One need not speak with one of the 400,000 living Holocaust survivors worldwide or, as I have, visit Auschwitz or Majdanek and witness the preserved horrors firsthand to appreciate the importance of Yom HaShoah.

The reality of burgeoning anti-Semitism, from college campuses to right and left wing parties across the globe to Jewish murders on grounds still wet with the blood of the Holocaust, makes clear why Holocaust remembrance is not only crucial for the sake of sentimentality, but also for current peril facing the Jewish community across the globe.

Yom HaShoah is the ideal date for the Colleges to prove that they take Holocaust education and awareness seriously.

No, education is not the exclusive solution to anti-Semitism; the German Empire was the leading educational powerhouse in Europe at the close of the nineteenth century.

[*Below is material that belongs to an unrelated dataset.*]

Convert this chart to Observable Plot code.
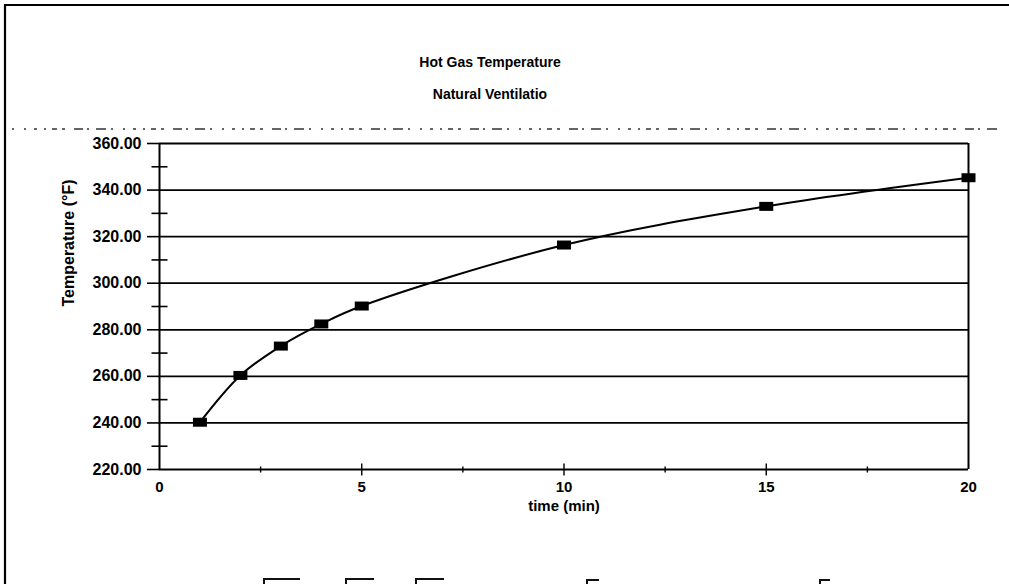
<!DOCTYPE html>
<html><head><meta charset="utf-8">
<script src="https://cdn.jsdelivr.net/npm/d3@7"></script>
<script src="https://cdn.jsdelivr.net/npm/@observablehq/plot@0.6"></script>
<style>
body{margin:0;background:#fff;overflow:hidden;}
#wrap{position:relative;width:1009px;height:584px;overflow:hidden;font-family:"Liberation Sans",Arial,sans-serif;}
.t{position:absolute;left:0;width:980px;text-align:center;font-weight:bold;font-size:14px;color:#000;line-height:16px;}
#plot{position:absolute;left:0;top:0;}
#deco{position:absolute;left:0;top:0;}
</style></head>
<body>
<div id="wrap">
  <svg id="deco" width="1009" height="584">
    <line x1="5" x2="1009" y1="5" y2="5" stroke="#000" stroke-width="2"/>
    <line x1="5" x2="5" y1="4" y2="584" stroke="#000" stroke-width="2.2"/>
    <line x1="12" x2="1000" y1="129" y2="129" stroke="#333" stroke-width="1.4" stroke-dasharray="2 10 2 8 3 7 2 6 5 5 3 9 9 4 2 7 10 5"/>
    <g fill="none" stroke="#111" stroke-width="2">
      <path d="M264 584 V579 H300"/>
      <path d="M346 584 V579 H374"/>
      <path d="M416 584 V579 H444"/>
      <path d="M587 584 V580 H599"/>
      <path d="M820 584 V580 H830"/>
    </g>
  </svg>
  <div class="t" id="title" style="top:54px">Hot Gas Temperature</div>
  <div class="t" id="subtitle" style="top:86px">Natural Ventilatio</div>
  <div id="plot"></div>
</div>
<script>
const times = [1, 2, 3, 4, 5, 10, 15, 20];
const temps = [240.3, 260.4, 273.0, 282.5, 290.2, 316.4, 333.0, 345.3];
const yMajor = [220, 240, 260, 280, 300, 320, 340, 360];
const yMinor = [230, 250, 270, 290, 310, 330, 350];
const xMajor = [0, 5, 10, 15, 20];
const xMinor = [2.5, 7.5, 12.5, 17.5];
const xLabel = "time (min)";
const yLabel = "Temperature (°F)";

const data = times.map((t, i) => ({time: t, temp: temps[i]}));

const hTick = {draw(ctx, size) { ctx.moveTo(-8, 0); ctx.lineTo(8, 0); }};
const vTickBig = {draw(ctx, size) { ctx.moveTo(0, -6); ctx.lineTo(0, 6); }};
const vTickSmall = {draw(ctx, size) { ctx.moveTo(0, -3); ctx.lineTo(0, 3); }};
const marker = {draw(ctx, size) { ctx.rect(-7, -4.5, 14, 9); }};

const chart = Plot.plot({
  width: 1009,
  height: 584,
  marginTop: 143,
  marginBottom: 115,
  marginLeft: 159,
  marginRight: 41,
  style: {fontFamily: '"Liberation Sans", Arial, sans-serif', fontWeight: "bold", fontSize: "15px", color: "#000", background: "transparent"},
  x: {domain: [0, 20]},
  y: {domain: [220, 360]},
  marks: [
    Plot.ruleY(yMajor, {y: d => d, x1: 0, x2: 20, stroke: "#000", strokeWidth: 1.8}),
    Plot.ruleX([0, 20], {x: d => d, y1: 220, y2: 360, stroke: "#000", strokeWidth: 2}),
    Plot.dot(yMinor, {x: 0, y: d => d, symbol: hTick, stroke: "#000", strokeWidth: 1.6}),
    Plot.dot(xMajor.slice(1, -1), {x: d => d, y: 220, symbol: vTickBig, stroke: "#000", strokeWidth: 1.4}),
    Plot.dot(xMinor, {x: d => d, y: 220, symbol: vTickSmall, stroke: "#000", strokeWidth: 1.4}),
    Plot.axisY({ticks: yMajor, tickFormat: d => d.toFixed(2), tickSize: 12, tickPadding: 6, strokeWidth: 1.6, label: null, fontSize: 16, fontWeight: "bold"}),
    Plot.axisX({ticks: xMajor, tickFormat: d => String(d), tickSize: 0, tickPadding: 12, label: null, fontSize: 15, fontWeight: "bold"}),
    Plot.text([yLabel], {frameAnchor: "left", dx: -91, rotate: -90, fontSize: 16, fontWeight: "bold", fill: "#000"}),
    Plot.text([xLabel], {frameAnchor: "bottom", dy: 41, fontSize: 15, fontWeight: "bold", fill: "#000"}),
    Plot.line(data, {x: "time", y: "temp", curve: "catmull-rom", stroke: "#000", strokeWidth: 2}),
    Plot.dot(data, {x: "time", y: "temp", symbol: marker, fill: "#000", stroke: "none"})
  ]
});
document.getElementById("plot").appendChild(chart);
</script>
</body></html>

But, I invite you to consider how many college students are knowledgeable of, or could properly explain, the Warsaw Ghetto Uprising, an unparalleled act of Jewish heroism during the Holocaust to which Yom HaShoah is partially dedicated.

Education, in conjunction with an emphasis on tolerance and respect, is an effective apparatus for weakening the stranglehold of hate.

Those who learn of the Holocaust are responsible to fortify a frontline against tyranny. The Colleges, as distinguished institutions of higher learning, must observe Yom HaShoah as a day of reflection, action, and learning.

Zachary Freiman PO '20 is a Music and Public Policy Analysis double major from Sleepy Hollow, NY. He dreams of one day meeting Oprah Winfrey.